__Aim of the task__
Starting with the first line below, extract each line through the one that contains "return (H - MB - (y - OFF)) / PH", inclusive, excluding pictures.

__Data block__

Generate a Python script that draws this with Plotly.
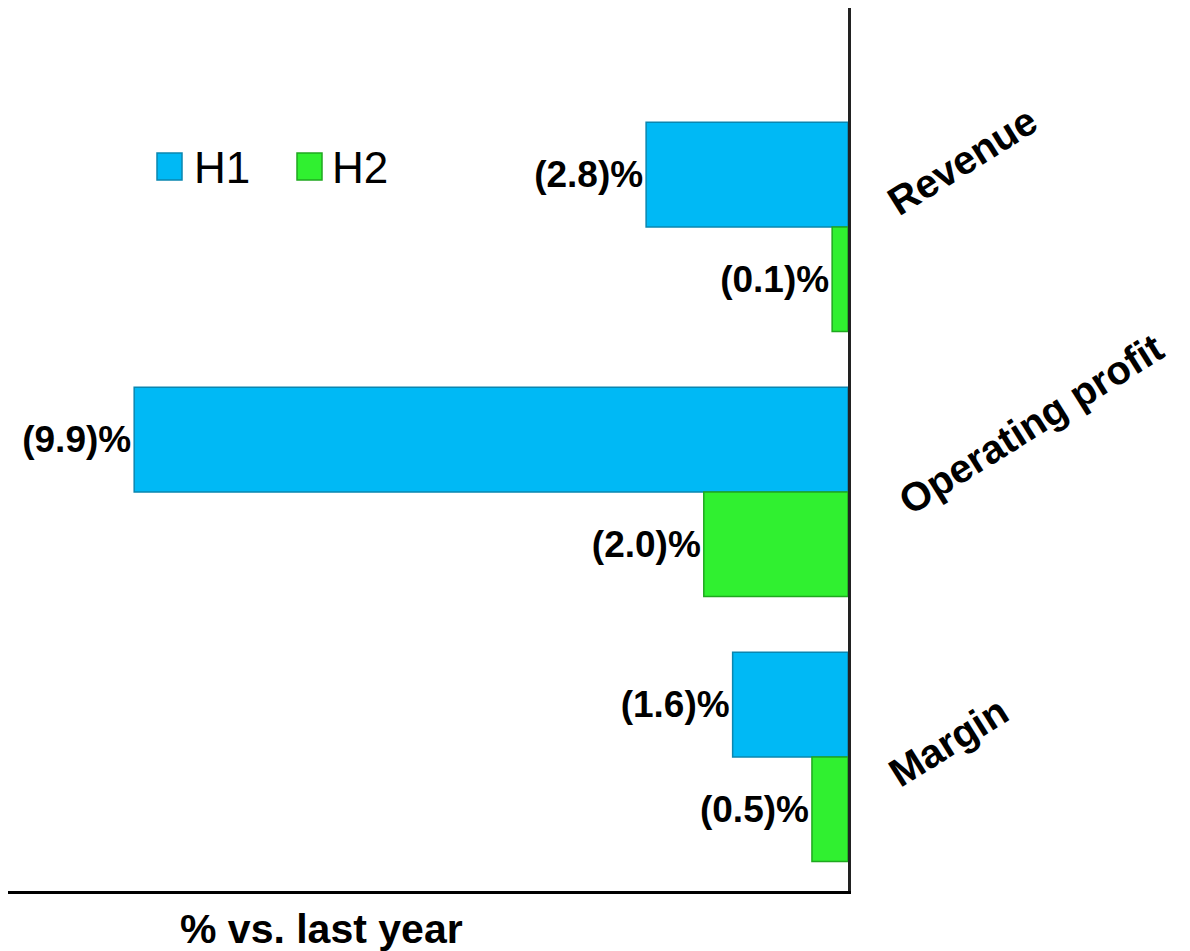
import plotly.graph_objects as go

categories = ["Revenue", "Operating profit", "Margin"]
h1_values = [-2.8, -9.9, -1.6]
h2_values = [-0.22, -2.0, -0.5]
h1_labels = ["(2.8)%", "(9.9)%", "(1.6)%"]
h2_labels = ["(0.1)%", "(2.0)%", "(0.5)%"]
series_names = ["H1", "H2"]

BLUE = "#00B9F5"
BLUE_EDGE = "#0A86B0"
GREEN = "#30F030"
GREEN_EDGE = "#1FA81F"
FONT = "Liberation Sans, Arial, sans-serif"

# The page has an 8px body margin; work in page pixels and convert.
OFF = 8
W, H = 1190 - OFF, 951 - OFF
ML, MR, MT, MB = 0, 1190 - 848, 0, 60
PW = W - ML - MR
PH = H - MT - MB


def px_x(x):
    return (x - OFF - ML) / PW


def px_y(y):
    return (H - MB - (y - OFF)) / PH


fig = go.Figure()
fig.add_trace(go.Bar(
    y=categories, x=h1_values, name=series_names[0], orientation="h",
    marker=dict(color=BLUE, line=dict(color=BLUE_EDGE, width=1.5)),
    text=h1_labels, textposition="outside", cliponaxis=False,
    textfont=dict(family=FONT, size=37, color="black", weight="bold"),
    showlegend=False,
))
fig.add_trace(go.Bar(
    y=categories, x=h2_values, name=series_names[1], orientation="h",
    marker=dict(color=GREEN, line=dict(color=GREEN_EDGE, width=1.5)),
    text=h2_labels, textposition="outside", cliponaxis=False,
    textfont=dict(family=FONT, size=37, color="black", weight="bold"),
    showlegend=False,
))

fig.update_layout(
    width=W, height=H,
    margin=dict(l=ML, r=MR, t=MT, b=MB),
    paper_bgcolor="white", plot_bgcolor="white",
    barmode="group", bargap=0.21, bargroupgap=0,
    xaxis=dict(range=[-11.65, 0], showgrid=False, zeroline=False,
               showticklabels=False, ticks="", showline=True,
               linecolor="black", linewidth=2.5),
    yaxis=dict(range=[2.506, -0.826], showgrid=False, zeroline=False,
               showticklabels=False, ticks="", side="right",
               showline=True, linecolor="#222222", linewidth=2.5),
    font=dict(family=FONT),
)

# Category labels (rotated)
cat_pos = [(962, 161), (1031, 424), (948, 742)]
for name, (cx, cy) in zip(categories, cat_pos):
    fig.add_annotation(
        text=f"<b>{name}</b>", xref="paper", yref="paper",
        x=px_x(cx), y=px_y(cy), xanchor="center", yanchor="middle",
        textangle=-32, showarrow=False,
        font=dict(family=FONT, size=40, color="black"),
    )

# Axis title
fig.add_annotation(
    text="<b>% vs. last year</b>", xref="paper", yref="paper",
    x=px_x(321), y=px_y(929), xanchor="center", yanchor="middle",
    showarrow=False, font=dict(family=FONT, size=41, color="black"),
)

# Legend (drawn manually so the swatches match the reference size)
legend_items = [(series_names[0], BLUE, BLUE_EDGE, 157, 195),
                (series_names[1], GREEN, GREEN_EDGE, 297, 333)]
for name, col, edge, sx, tx in legend_items:
    fig.add_shape(type="rect", xref="paper", yref="paper",
                  x0=px_x(sx), x1=px_x(sx + 25), y0=px_y(180), y1=px_y(153),
                  fillcolor=col, line=dict(color=edge, width=1.5))
    fig.add_annotation(
        text=name, xref="paper", yref="paper",
        x=px_x(tx - 3), y=px_y(167), xanchor="left", yanchor="middle",
        showarrow=False, font=dict(family=FONT, size=44, color="black"),
    )

fig.write_html("out.html")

__Task solution__
Generate a Python script that draws this with Plotly.
import plotly.graph_objects as go

categories = ["Revenue", "Operating profit", "Margin"]
h1_values = [-2.8, -9.9, -1.6]
h2_values = [-0.22, -2.0, -0.5]
h1_labels = ["(2.8)%", "(9.9)%", "(1.6)%"]
h2_labels = ["(0.1)%", "(2.0)%", "(0.5)%"]
series_names = ["H1", "H2"]

BLUE = "#00B9F5"
BLUE_EDGE = "#0A86B0"
GREEN = "#30F030"
GREEN_EDGE = "#1FA81F"
FONT = "Liberation Sans, Arial, sans-serif"

# The page has an 8px body margin; work in page pixels and convert.
OFF = 8
W, H = 1190 - OFF, 951 - OFF
ML, MR, MT, MB = 0, 1190 - 848, 0, 60
PW = W - ML - MR
PH = H - MT - MB


def px_x(x):
    return (x - OFF - ML) / PW


def px_y(y):
    return (H - MB - (y - OFF)) / PH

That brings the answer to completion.